Wednesday, August 5, 2015

Columbia's Building Boom Fueled by Student Housing & Urban Living

If you haven't been near Columbia's Colonial Life Arena lately, you're in for a shock.
Almost everywhere you look there are construction crews, heavy equipment, and detours as workers scramble to transform several locations into living space for thousands of new residents.
A massive project known as 650 Lincoln near the Carolina Coliseum offers nearly 900 beds alone. And within a five block radius, there are five more developments at varying stages of construction, adding another 1,700 beds.
Most, but not all, are aimed at students.
"We actually have coming online probably within the next two years around 1,300 market-rate apartment units as well to help swell the population," said Columbia Planning and Development Director Krista Hampton.
"Columbia is finally reaching out to the river and bringing a lot of people in to enjoy it," Fred Delk with the Columbia Development Corporation said. "We're getting 3,000 new residents. We'll have 5,000 people living downtown soon. Probably another 2,000 next year and maybe two or 3,000 the year after that."

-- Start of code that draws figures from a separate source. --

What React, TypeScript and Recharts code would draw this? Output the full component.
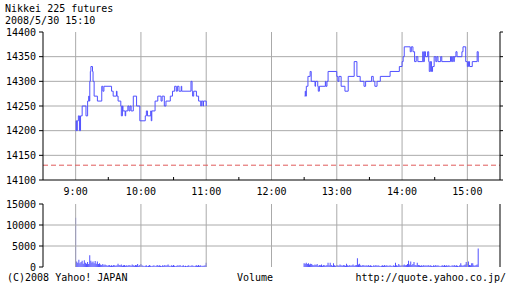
import React from "react";
import { LineChart, BarChart, Line, Bar, XAxis, YAxis, ReferenceLine } from "recharts";

// ---- price (minutes after session open, price) ----
const amMinutes = [0,0.5,1,1.5,2.5,3.5,4.5,6,9.5,11,12,12.5,13,13.5,14,15.5,16,17,20,24,25,26,33,34.5,37.5,38,39,41.5,42,43,43.5,45.5,46,48,49,50,51,53,56,59,64,65,66,69,69.5,70,73,75.5,78.5,79.5,81.5,83,87,89,91,92.5,93.5,95,97,97.5,106,107,107.5,108.5,111,113,115,115.5,117,117.5,120];
const amPrices = [14200,14220,14200,14220,14230,14200,14230,14250,14230,14260,14270,14260,14300,14320,14330,14320,14300,14270,14260,14290,14280,14290,14280,14270,14280,14270,14260,14250,14230,14250,14240,14230,14240,14250,14240,14250,14240,14270,14250,14220,14230,14240,14230,14240,14220,14240,14260,14270,14260,14270,14250,14260,14270,14280,14290,14280,14290,14280,14290,14280,14300,14280,14270,14280,14270,14260,14250,14260,14250,14260,14250];
// minutes after 12:00
const pmMinutes = [30.5,31,31.5,32,33.5,35.5,36.5,40,40.5,42.5,43,44,49.5,50,51,52,60,61,62,64,67.5,70.5,76,78.5,81.5,85,86.5,92,93.5,95,97,100,109,117.5,120,121,122,127.5,128.5,130,131.5,133,134.5,139,139.5,140.5,141.5,143.5,144.5,145,146,147,148,149.5,151,152,153,155.5,156.5,164.5,165.5,166.5,167.5,168,169.5,170.5,175,176,178.5,180,181,182,184.5,189,190,190.5];
const pmPrices = [14270,14280,14270,14290,14310,14320,14300,14290,14300,14290,14280,14290,14300,14290,14300,14320,14310,14300,14310,14290,14280,14310,14340,14310,14300,14290,14300,14310,14300,14290,14300,14310,14320,14330,14340,14350,14370,14360,14370,14360,14340,14350,14340,14360,14340,14360,14350,14360,14340,14320,14340,14320,14330,14350,14340,14350,14340,14350,14340,14350,14340,14350,14340,14350,14360,14350,14360,14370,14340,14330,14340,14330,14340,14360,14340,14340];
const previousClose = 14130;

// ---- volume per minute ----
// 9:00 .. 11:00
const amVolume = [
  11700,1300,1000,1700,900,1200,1500,800,1600,1000,
  800,1200,700,2800,1500,1100,1300,900,1400,800,
  1300,700,900,600,500,700,400,600,500,300,
  400,500,300,400,300,500,400,300,400,800,
  500,400,600,300,400,500,300,400,300,500,
  400,300,600,400,300,500,400,700,300,500,
  700,400,300,200,300,400,200,300,500,300,
  200,300,400,200,300,500,300,400,300,200,
  400,300,500,300,400,600,300,200,400,300,
  500,300,200,300,400,300,500,200,300,400,
  200,300,200,300,400,200,300,400,300,200,
  300,400,300,500,300,400,200,300,300,400,
  1000,
];
// 12:30 .. 15:10
const pmVolume = [
  900,800,1000,700,900,600,800,700,500,400,
  600,500,700,300,500,400,600,300,500,400,
  300,500,1000,400,1000,500,300,900,400,300,
  500,400,300,600,400,300,500,400,300,800,
  400,300,500,300,400,600,300,400,500,2100,
  600,800,400,300,500,400,300,400,300,500,
  300,400,300,200,400,300,500,300,400,300,
  200,300,400,300,500,300,400,300,300,400,
  300,200,400,300,1000,400,300,700,400,300,
  500,400,600,400,500,700,1500,600,1300,500,
  700,1200,500,400,1000,500,400,300,400,300,
  500,300,400,300,500,300,400,300,200,400,
  300,500,300,400,300,200,300,400,300,500,
  300,400,300,400,300,200,400,300,500,300,
  400,300,200,400,900,400,300,500,600,1200,
  700,1300,500,400,900,900,400,300,500,600,
  4400,
];

const timeTicks = [540,570,600,630,660,690,720,750,780,810,840,870,900];
const hourTicks = [540,600,660,720,780,840,900];
const hourLabels = ["9:00","10:00","11:00","12:00","13:00","14:00","15:00"];
const priceTicks = [14100,14150,14200,14250,14300,14350,14400];
const volumeTicks = [0,5000,10000,15000];

const priceData = [
  ...amMinutes.map((m, i) => ({ t: 540 + m, p: amPrices[i] })),
  { t: 661, p: null },
  ...pmMinutes.map((m, i) => ({ t: 720 + m, p: pmPrices[i] })),
];
const volumeData = [
  ...amVolume.map((v, i) => ({ t: 540 + i, v })),
  ...pmVolume.map((v, i) => ({ t: 750 + i, v })),
];

const FONT = "'DejaVu Sans Mono', monospace";
const BLUE = "#5050ff";
const GRID = "#aaaaaa";
const tickStyle = { fill: "#000", fontSize: 10, fontFamily: FONT };

const BottomTick = (props: any) => {
  const { x, y, payload } = props;
  const v = payload.value;
  if (v % 60 === 0) {
    const idx = hourTicks.indexOf(v);
    return (
      <text x={x} y={y + 15} textAnchor="middle" fill="#000" fontSize={10} fontFamily={FONT}>
        {hourLabels[idx]}
      </text>
    );
  }
  return <line x1={x} x2={x} y1={y} y2={y - 3} stroke="#000" />;
};
const TopTick = (props: any) => {
  const { x, y } = props;
  return <line x1={x} x2={x} y1={y} y2={y + 3} stroke="#000" />;
};
const EmptyTick = () => <g />;

export default function App() {
  return (
    <div style={{ position: "absolute", left: 0, top: 0, width: 512, height: 288, background: "#fff" }}>
      <div style={{ position: "absolute", left: 0, top: 0 }}>
        <LineChart width={512} height={200} data={priceData} margin={{ top: 32, right: 0, bottom: 0, left: 0 }}>
          <XAxis xAxisId="b" type="number" dataKey="t" domain={[510, 930]} ticks={timeTicks} interval={0}
            tick={<BottomTick />} tickLine={false} tickSize={0} tickMargin={0} height={20}
            axisLine={{ stroke: "#000" }} allowDataOverflow />
          <XAxis xAxisId="t" orientation="top" type="number" dataKey="t" domain={[510, 930]} ticks={timeTicks} interval={0}
            tick={<TopTick />} tickLine={false} tickSize={0} tickMargin={0} height={0}
            axisLine={{ stroke: "#000" }} allowDataOverflow />
          <YAxis yAxisId="l" type="number" domain={[14100, 14400]} ticks={priceTicks} interval={0}
            width={43} tickSize={4} tickMargin={3} tick={tickStyle}
            tickLine={{ stroke: "#000" }} axisLine={{ stroke: "#000" }} allowDataOverflow />
          <YAxis yAxisId="r" orientation="right" type="number" domain={[14100, 14400]} ticks={priceTicks} interval={0}
            width={12} tickSize={3} tick={EmptyTick}
            tickLine={{ stroke: "#000" }} axisLine={{ stroke: "#000" }} allowDataOverflow />
          {priceTicks.slice(1, -1).map((v) => (
            <ReferenceLine key={"h" + v} xAxisId="b" yAxisId="l" y={v} stroke={GRID} strokeWidth={1} />
          ))}
          {hourTicks.map((v) => (
            <ReferenceLine key={"v" + v} xAxisId="b" yAxisId="l" x={v} stroke={GRID} strokeWidth={1} />
          ))}
          <ReferenceLine xAxisId="b" yAxisId="l" y={previousClose} stroke="#e05a5a" strokeDasharray="5 3" />
          <Line xAxisId="b" yAxisId="l" type="stepAfter" dataKey="p" stroke={BLUE} strokeWidth={1}
            dot={false} connectNulls={false} isAnimationActive={false} />
        </LineChart>
      </div>
      <div style={{ position: "absolute", left: 0, top: 198 }}>
        <BarChart width={512} height={76} data={volumeData} margin={{ top: 6, right: 0, bottom: 7, left: 0 }} barCategoryGap={0}>
          <XAxis xAxisId="b" type="number" dataKey="t" domain={[510, 930]} ticks={hourTicks} interval={0}
            tick={EmptyTick} tickLine={false} height={0} axisLine={{ stroke: "#000" }} allowDataOverflow />
          <XAxis xAxisId="t" orientation="top" type="number" dataKey="t" domain={[510, 930]} ticks={hourTicks}
            tick={EmptyTick} tickLine={false} height={0} axisLine={{ stroke: "#000" }} allowDataOverflow />
          <YAxis yAxisId="l" type="number" domain={[0, 15000]} ticks={volumeTicks} interval={0}
            width={43} tickSize={4} tickMargin={3} tick={tickStyle}
            tickLine={{ stroke: "#000" }} axisLine={{ stroke: "#000" }} allowDataOverflow />
          <YAxis yAxisId="r" orientation="right" type="number" domain={[0, 15000]} ticks={volumeTicks}
            width={12} tick={EmptyTick} tickLine={false} axisLine={{ stroke: "#000" }} allowDataOverflow />
          {volumeTicks.slice(1, -1).map((v) => (
            <ReferenceLine key={"vh" + v} xAxisId="b" yAxisId="l" y={v} stroke={GRID} />
          ))}
          {hourTicks.map((v) => (
            <ReferenceLine key={"vv" + v} xAxisId="b" yAxisId="l" x={v} stroke={GRID} />
          ))}
          <Bar xAxisId="b" yAxisId="l" dataKey="v" fill={BLUE} barSize={1} isAnimationActive={false} />
        </BarChart>
      </div>
      <svg width={512} height={288} style={{ position: "absolute", left: 0, top: 0, pointerEvents: "none" }}>
        <text x={5} y={12} fontSize={10} fontFamily={FONT} fill="#000">Nikkei 225 futures</text>
        <text x={5} y={24} fontSize={10} fontFamily={FONT} fill="#000">2008/5/30 15:10</text>
        <text x={7} y={281} fontSize={10} fontFamily={FONT} fill="#000">(C)2008 Yahoo! JAPAN</text>
        <text x={255} y={281} fontSize={10} fontFamily={FONT} fill="#000" textAnchor="middle">Volume</text>
        <text x={506} y={281} fontSize={10} fontFamily={FONT} fill="#000" textAnchor="end">http://quote.yahoo.co.jp/</text>
      </svg>
    </div>
  );
}
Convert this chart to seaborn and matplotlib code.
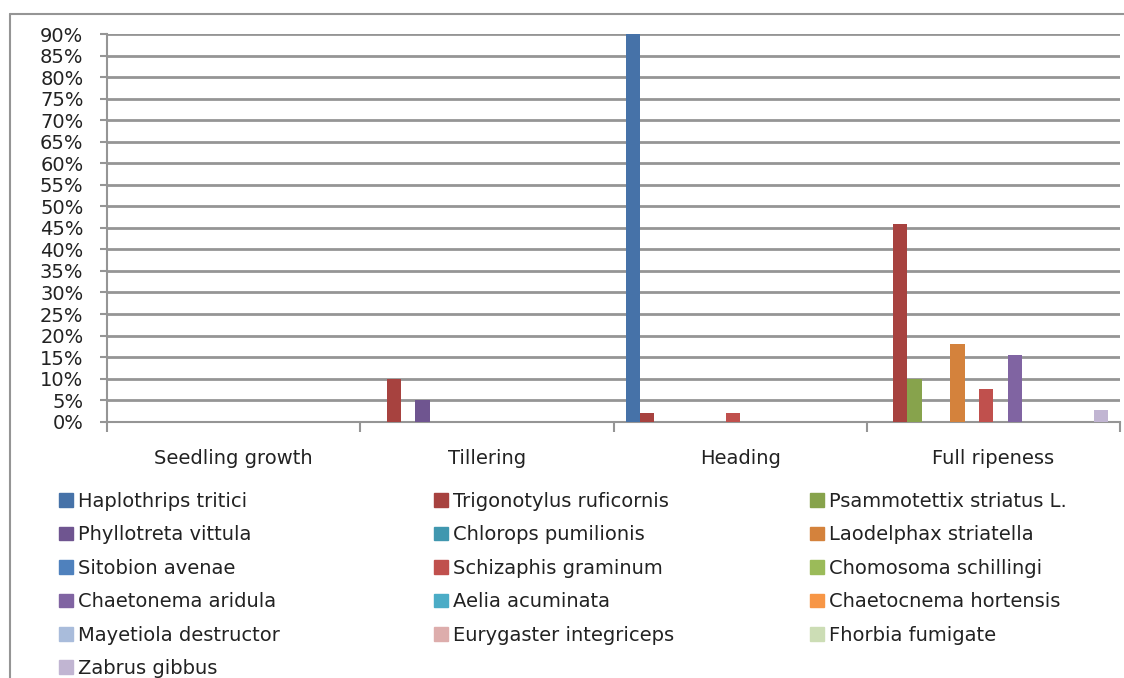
import pandas as pd
import numpy as np
import matplotlib
matplotlib.use("Agg")
import matplotlib.pyplot as plt
import matplotlib.patches as mpatches
from matplotlib.ticker import PercentFormatter, FixedLocator, NullFormatter
import seaborn as sns

# ------------------------------------------------------------
# Share of pest species by wheat growth stage (%)
# ------------------------------------------------------------

stages = ["Seedling growth", "Tillering", "Heading", "Full ripeness"]

species = [
    "Haplothrips tritici", "Trigonotylus ruficornis", "Psammotettix striatus L.",
    "Phyllotreta vittula", "Chlorops pumilionis", "Laodelphax striatella",
    "Sitobion avenae", "Schizaphis graminum", "Chomosoma schillingi",
    "Chaetonema aridula", "Aelia acuminata", "Chaetocnema hortensis",
    "Mayetiola destructor", "Eurygaster integriceps", "Fhorbia fumigate",
    "Zabrus gibbus",
]

# one list per stage, in species order
seedling_growth = [0, 0, 0, 0, 0, 0, 0, 0, 0, 0, 0, 0, 0, 0, 0, 0]
tillering       = [0, 10, 0, 5, 0, 0, 0, 0, 0, 0, 0, 0, 0, 0, 0, 0]
heading         = [90, 2, 0, 0, 0, 0, 0, 2, 0, 0, 0, 0, 0, 0, 0, 0]
full_ripeness   = [0, 46, 10, 0, 0, 18, 0, 7.7, 0, 15.5, 0, 0, 0, 0, 0, 2.7]

colors = [
    "#4672A8", "#A7423F", "#87A34C", "#6F5590", "#4097AF", "#D4823C",
    "#4F81BD", "#C0504D", "#9BBB59", "#8064A2", "#4BACC6", "#F79646",
    "#A9BCDB", "#DDADAC", "#CCDDB5", "#C1B5D2",
]

W, H = 1124, 678
FS = 14


def build_frame():
    rows = []
    for stage, vals in zip(stages, [seedling_growth, tillering, heading, full_ripeness]):
        for sp, v in zip(species, vals):
            rows.append({"stage": stage, "species": sp, "value": v})
    return pd.DataFrame(rows)


def main():
    df = build_frame()
    sns.set_style("white")
    plt.rcParams["font.family"] = ["DejaVu Sans"]

    fig = plt.figure(figsize=(W / 100, H / 100), dpi=100)
    ax = fig.add_axes([107 / W, 1 - 421.7 / H, (1120 - 107) / W, (421.7 - 34) / H])

    sns.barplot(
        data=df, x="stage", y="value", hue="species",
        order=stages, hue_order=species, palette=colors,
        width=0.905, gap=0, dodge=True, errorbar=None,
        saturation=1, linewidth=0, legend=False, ax=ax, zorder=3,
    )

    grid_col = "#959595"
    ax.set_xlim(-0.5, len(stages) - 0.5)
    ax.set_ylim(0, 90)
    ax.set_yticks(np.arange(0, 91, 5))
    ax.yaxis.set_major_formatter(PercentFormatter(decimals=0))
    ax.yaxis.grid(True, color=grid_col, lw=2, zorder=0)
    ax.set_axisbelow(True)
    ax.set_xlabel("")
    ax.set_ylabel("")

    for s in ["top", "right"]:
        ax.spines[s].set_visible(False)
    for s in ["left", "bottom"]:
        ax.spines[s].set_color(grid_col)
        ax.spines[s].set_linewidth(1.5)

    ax.tick_params(axis="y", which="major", length=5, width=1.5, color=grid_col,
                   pad=12, labelsize=FS, labelcolor="#222222", left=True)
    ax.tick_params(axis="x", which="major", length=0, pad=20,
                   labelsize=FS, labelcolor="#222222")
    ax.xaxis.set_minor_locator(FixedLocator(np.arange(-0.5, len(stages), 1.0)))
    ax.xaxis.set_minor_formatter(NullFormatter())
    ax.tick_params(axis="x", which="minor", length=7, width=1.5, color=grid_col, bottom=True)

    # legend: three columns filled row-wise, like the original
    handles = [mpatches.Patch(color=c, label=s) for s, c in zip(species, colors)]
    col_x = [59, 434, 810]
    for k in range(3):
        leg = fig.legend(
            handles=handles[k::3], loc="upper left",
            bbox_to_anchor=(col_x[k] / W, 1 - 492 / H),
            frameon=False, fontsize=FS, handlelength=0.7, handleheight=0.7,
            handletextpad=0.3, labelspacing=0.74, borderpad=0, borderaxespad=0,
        )
        for t in leg.get_texts():
            t.set_color("#222222")

    # outer chart frame (cropped at right and bottom)
    fig.add_artist(plt.Line2D([10 / W, 10 / W], [0, 1 - 14 / H], color=grid_col, lw=1.5,
                              transform=fig.transFigure))
    fig.add_artist(plt.Line2D([10 / W, 1], [1 - 14 / H, 1 - 14 / H], color=grid_col, lw=1.5,
                              transform=fig.transFigure))

    fig.savefig("out.png", dpi=100)


if __name__ == "__main__":
    main()
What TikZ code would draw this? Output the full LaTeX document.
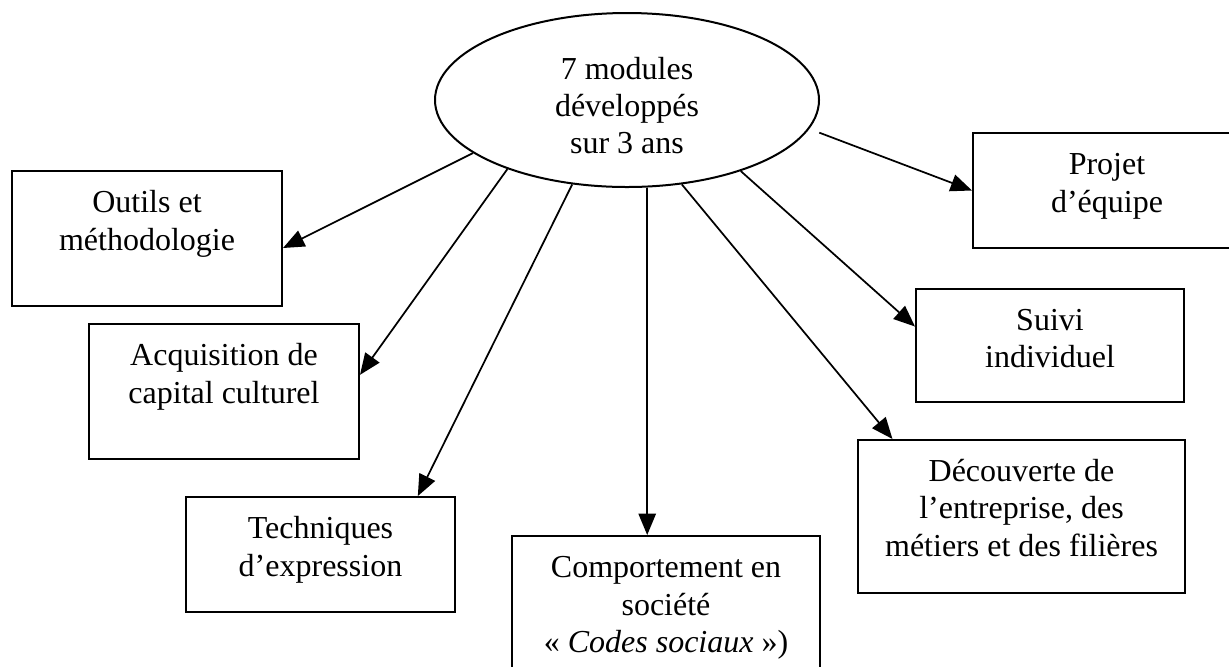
\documentclass[tikz,border=0pt]{standalone}
\usepackage{fontspec}
\setmainfont{Liberation Serif}
\usetikzlibrary{shapes.geometric,arrows.meta}

\newcommand{\boxtext}[3]{\parbox[t][#2][t]{#1}{\centering\strut #3}}

\tikzstyle{hub} = [ellipse,draw,line width=0.75pt,minimum width=144pt,minimum height=65.25pt,inner sep=0pt,align=center]
\tikzstyle{module} = [rectangle,draw,line width=0.75pt,inner sep=6pt]
\tikzstyle{link} = [-{Triangle[length=8pt,width=6.5pt]},line width=0.65pt]

\begin{document}
\begin{tikzpicture}[x=0.375pt,y=-0.375pt,font=\fontsize{12pt}{13.9pt}\selectfont]
	\useasboundingbox (0,0) rectangle (1229,666);

	\node[hub] (hub) at (627,100) {\rule{0pt}{12.6pt}7 modules\\développés\\sur 3 ans};

	\node[module] (outils) at (147,238.5) {\boxtext{89.25pt}{38.6pt}{Outils et\\méthodologie}};
	\node[module] (culture) at (224,391.5) {\boxtext{89.25pt}{38.6pt}{Acquisition de\\capital culturel}};
	\node[module] (expression) at (320.5,554.5) {\boxtext{88.9pt}{31.1pt}{Techniques\\d’expression}};
	\node[module] (societe) at (666,611) {\boxtext{103.5pt}{44.25pt}{Comportement en\\société\\« \textit{Codes sociaux} »)}};
	\node[module] (entreprise) at (1021.5,516.5) {\boxtext{110.6pt}{45.4pt}{Découverte de\\l’entreprise, des\\métiers et des filières}};
	\node[module] (suivi) at (1050,345.5) {\boxtext{88.5pt}{30.4pt}{Suivi\\individuel}};
	\node[module] (projet) at (1107,190.5) {\boxtext{88.5pt}{31.1pt}{Projet\\d’équipe}};

	\draw[link] (hub.199) -- (outils.-4);
	\draw[link] (hub.210) -- (culture.7);
	\draw[link] (hub.237) -- (expression.31);
	\draw[link] (hub.-77) -- (hub.-77 |- societe.north);
	\draw[link] (hub.-57) -- (entreprise.149);
	\draw[link] (hub.-32) -- (suivi.172);
	\draw[link,shorten <=4pt] (hub.-9) -- (projet.west);
\end{tikzpicture}
\end{document}
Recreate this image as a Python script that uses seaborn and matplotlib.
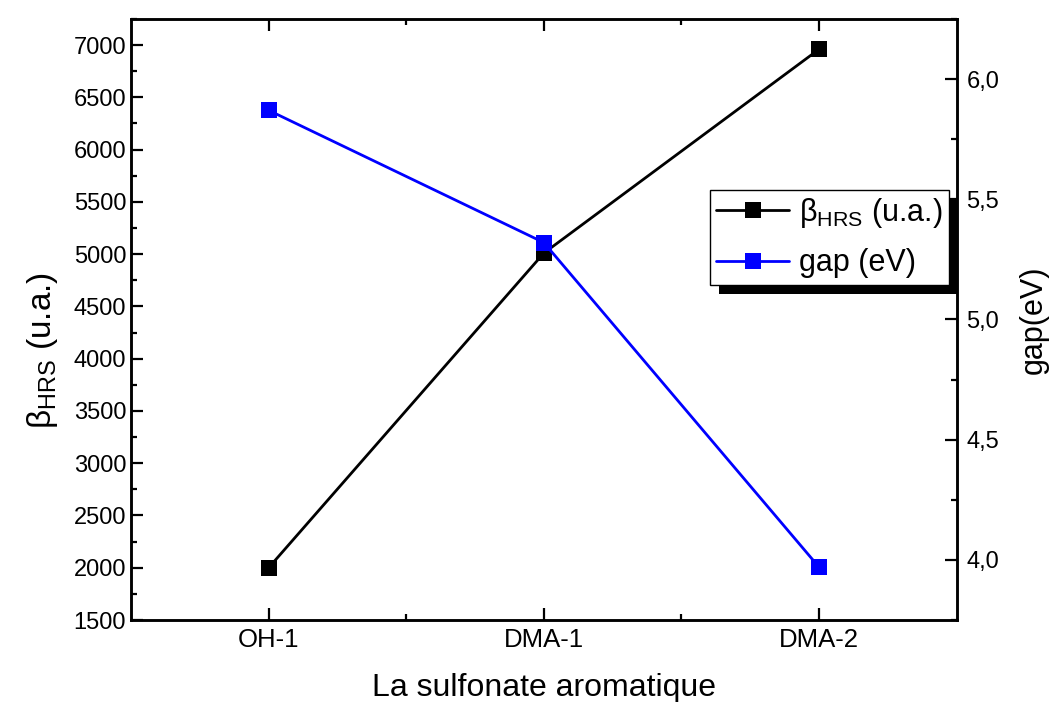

It's exhilarating news for any city, but Columbia's building boom doesn't stop there.
In other parts of downtown, five more projects proposed or underway would create close to 2,500 more places to call home. They do not include the apartments and townhouses expected to fill the city's a large portion of the city's Bull Street Common property.
There's also major construction underway as the University of South Carolina adds to its Innovista campus with the long-delayed Innovation Center now rising at the corner of Blossom and Assembly streets.
"Columbia now is on the precipice of really fulfilling the potential," former Columbia Mayor Bob Coble said. "All the hard work over the decades coming to a point where the private sector believes it is moving forward."
"It's good for the entire community to see this type of dense urban vertical development." Columbia Mayor Steve Benjamin said. "So it's not just about the students. It's also about building a tax structure that has a third leg that supports development all across the city."
In fact, a critical change in city tax policy helped spark the explosion: a 50 percent, 10-year tax cut on student housing projects if they involved at least $40 million in investment.
"This tax cut is going to yield hundreds of millions of dollars in taxes for Richland One, the county and the City of Columbia," Benjamin said.
Much of the real estate where these projects are being built has provided modest tax revenues until now. At Gervais and Harden for example, the former home of the Greyhound Bus station, Benjamin said the city collected roughly $25,000 a year in taxes from that business.
When another huge student housing development opens at the site in a year, that tax bill could skyrocket to $650,000 -- 26 times what the property had been generating. 
"Having that tax credit available to them really kind of helped grease the wheels and made it more appealing for developers to come in and make the numbers work to make those developments achievable in the downtown area," said Ryan Coleman with Columbia Economic Development.
More people downtown also means more demand for all kinds of services and infrastructure, like food stores, for instance.
"I wouldn't be surprised if we don't see another grocery store or another two grocery stores pretty soon," Delk said.
Empty or underutilized land will become more expensive and more scarce. Delk said prices are already hitting $2 million an acre downtown.
So instead of developers looking to build out they will look at building up, such as putting housing over city parking garages, creating more residential and commercial activity literally out of thin air, giving South Carolina's capital city a much different skyline.
"It's really going to put us on the map," Hampton said. "And I think as a community for so long we've had an inferiority complex that we will need to overcome."
"I think our potential is really only limited by our vision," Coleman said.
One housing project proposed near the USC Horseshoe and known as The Icon on Main could be 15 stories tall. In that case, the University has objected.